It began as the season of hunky men in T-shirts, with Ricky Martin and Blair Underwood leading a pack of six-packs. But when all was said and sung, Broadway’s most powerful performances came from women—short women. Not since 4-foot-11 Kristin Chenoweth blew everyone off the stage in “You’re a Good Man, Charlie Brown” have so many tiny dynamos dominated the Tony nominations: This year’s include Tracie Bennett, Stockard Channing, Linda Lavin, Celia Keenan-Bolger, Cristin Milioti and Spencer Kayden—all of them scarcely taller than Helen Hayes, the 5-foot First Lady of Theater.
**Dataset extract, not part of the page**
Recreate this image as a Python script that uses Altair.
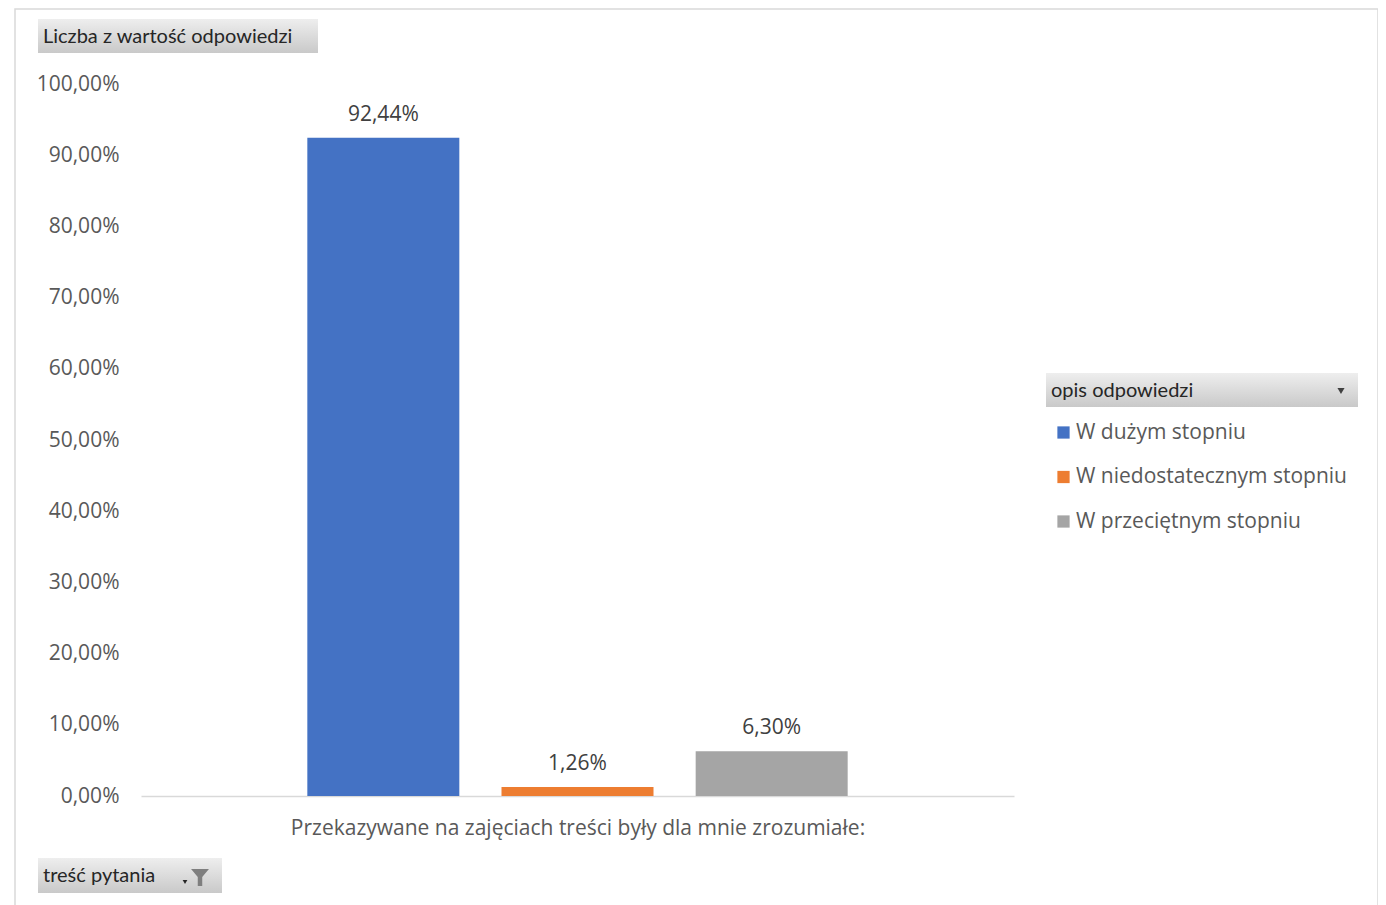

We asked some of our shortest stars to put their height into perspective.
The part: Molly, the only girl in “Peter and the Starcatcher”
Short shrift: Constantly hearing, “ ‘She can’t play that part—she doesn’t look like a grown-up.’ I’m 34!”
Whom she looks up to: her younger sister, “who’s even shorter,” and brother Andrew, who’s “a little taller”—and a star of “Newsies.”
Biggest payoff: “If you’re playing powerful people, nobody notices [how short you are] until you come offstage and sign autographs. Then they say, ‘OMG, you’re so much smaller than I thought!’ ”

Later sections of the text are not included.